Beginning with the first line, set down every line through the one containing "from matplotlib.transforms import", exactly as it appears, but not the pictures.

Source data:
-----
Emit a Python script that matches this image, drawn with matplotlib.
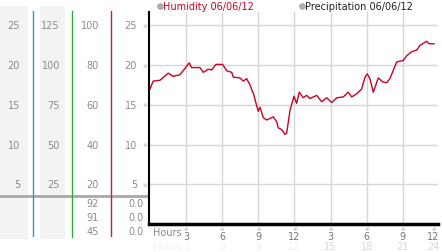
import matplotlib
matplotlib.use("Agg")
import matplotlib.pyplot as plt
from matplotlib.patches import Rectangle
from matplotlib.transforms import blended_transform_factory

# humidity trace (hours, value)
hours = [0.0, 0.27, 0.83, 1.52, 1.91, 2.49, 2.91, 3.26, 3.46, 4.15, 4.43, 4.84,
         5.12, 5.48, 6.04, 6.37, 6.79, 6.92, 7.47, 7.75, 8.03, 8.31, 8.64, 8.86,
         8.99, 9.14, 9.41, 9.69, 9.97, 10.24, 10.52, 10.66, 10.94, 11.21, 11.35,
         11.63, 11.96, 12.18, 12.40, 12.73, 13.01, 13.29, 13.85, 14.26, 14.68,
         15.09, 15.51, 16.05, 16.47, 16.75, 17.17, 17.58, 17.86, 18.05, 18.27,
         18.55, 18.96, 19.33, 19.66, 19.93, 20.27, 20.49, 21.04, 21.32, 21.74,
         22.15, 22.43, 22.98, 23.20, 23.59]
humidity = [17.0, 18.0, 18.1, 19.0, 18.6, 18.8, 19.6, 20.3, 19.7, 19.7, 19.1, 19.5,
            19.4, 20.1, 20.1, 19.3, 19.1, 18.5, 18.4, 18.0, 18.3, 17.5, 16.2, 14.9,
            14.2, 14.7, 13.4, 13.1, 13.3, 13.5, 12.9, 12.1, 11.9, 11.3, 11.4,
            14.3, 16.1, 15.2, 16.6, 15.9, 16.2, 15.8, 16.2, 15.4, 15.9,
            15.3, 15.9, 16.0, 16.6, 16.0, 16.4, 17.0, 18.5, 18.9, 18.3,
            16.6, 18.4, 17.9, 17.8, 18.3, 19.6, 20.4, 20.6, 21.2, 21.7,
            21.9, 22.5, 23.0, 22.7, 22.7]

y_ticks = [5, 10, 15, 20, 25]
col1_labels = ["5", "10", "15", "20", "25"]
col2_labels = ["25", "50", "75", "100", "125"]
col3_labels = ["20", "40", "60", "80", "100"]
col4_labels = ["5", "10", "15", "20", "25"]
x_ticks = [3, 6, 9, 12, 15, 18, 21, 24]
x_labels = ["3", "6", "9", "12", "3", "6", "9", "12"]
x_labels2 = ["3", "6", "9", "12", "15", "18", "21", "24"]
bottom_col3 = ["92", "91", "45"]
bottom_col4 = ["0.0", "0.0", "0.0"]

W, H = 442, 253
fig = plt.figure(figsize=(W / 100, H / 100), dpi=100)

# pixel-space background axes for the left panel and annotations
bg = fig.add_axes([0, 0, 1, 1])
bg.set_xlim(0, W)
bg.set_ylim(H, 0)
bg.axis("off")

ax = fig.add_axes([149 / W, (H - 225) / H, 288.5 / W, 212 / H])
ax.set_xlim(-0.08, 23.88)
ax.set_ylim(0, 26.7)
ax.plot(hours, humidity, color="#cc0022", lw=1)
ax.set_xticks(x_ticks[:-1])
ax.set_yticks(y_ticks)
ax.grid(True, color="#d6d6d6", lw=1)
ax.tick_params(length=0, labelleft=False, labelbottom=False)
for s in ["top", "right"]:
    ax.spines[s].set_visible(False)
ax.spines["left"].set_linewidth(1.5)
ax.spines["bottom"].set_linewidth(2.5)
ax.set_axisbelow(True)

fs = 7
grey = "#8a8a8a"

# left panel
bg.add_patch(Rectangle((0, 7), 28, 233, color="#f3f3f3", lw=0))
bg.add_patch(Rectangle((40, 7), 25, 233, color="#f3f3f3", lw=0))
bg.plot([0, 149], [197, 197], color="#a8a8a8", lw=2)
bg.plot([33, 33], [12, 237], color="#3399cc", lw=1)
bg.plot([72, 72], [12, 238], color="#33aa33", lw=1)
bg.plot([111, 111], [12, 237], color="#bb2233", lw=1)

ty = blended_transform_factory(bg.transData, ax.transData)
for v, a, b, c, d in zip(y_ticks, col1_labels, col2_labels, col3_labels, col4_labels):
    bg.text(20, v, a, transform=ty, ha="right", va="center", fontsize=fs, color=grey)
    bg.text(60, v, b, transform=ty, ha="right", va="center", fontsize=fs, color=grey)
    bg.text(99, v, c, transform=ty, ha="right", va="center", fontsize=fs, color=grey)
    bg.text(137, v, d, transform=ty, ha="right", va="center", fontsize=fs, color=grey)
    bg.text(145, v, "※", transform=ty, ha="center", va="center", fontsize=4, color="#aaaaaa")

for i, (a, b) in enumerate(zip(bottom_col3, bottom_col4)):
    yy = 204.5 + 14 * i
    bg.text(99, yy, a, ha="right", va="center", fontsize=fs, color=grey)
    bg.text(144, yy, b, ha="right", va="center", fontsize=fs, color=grey)

# x labels (the last one is pulled in to stay inside the image)
tx = blended_transform_factory(ax.transData, bg.transData)
bg.text(153, 233, "Hours", ha="left", va="center", fontsize=fs, color=grey)
bg.text(153, 247, "Hours", ha="left", va="center", fontsize=fs, color="#f2f2f2")
for h, a, b in zip(x_ticks, x_labels, x_labels2):
    hx = min(h, 23.55)
    bg.text(hx, 230, "※", transform=tx, ha="center", va="center", fontsize=4, color="#aaaaaa")
    bg.text(hx, 237.5, a, transform=tx, ha="center", va="center", fontsize=fs, color="#777777")
    bg.text(hx, 247, b, transform=tx, ha="center", va="center", fontsize=fs,
            color="#d8d8d8" if h > 12 else "#f0f0f0")

# legend
bg.plot([160], [7], "o", ms=4, color="#b0b0b0", mec="#909090", mew=0.5)
bg.text(163, 7, "Humidity 06/06/12", ha="left", va="center", fontsize=fs, color="#cc0022")
bg.plot([302], [7], "o", ms=4, color="#b0b0b0", mec="#909090", mew=0.5)
bg.text(305, 7, "Precipitation 06/06/12", ha="left", va="center", fontsize=fs, color="#222222")

fig.savefig("out.png", dpi=100)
-----
Written solution:
Emit a Python script that matches this image, drawn with matplotlib.
import matplotlib
matplotlib.use("Agg")
import matplotlib.pyplot as plt
from matplotlib.patches import Rectangle
from matplotlib.transforms import blended_transform_factory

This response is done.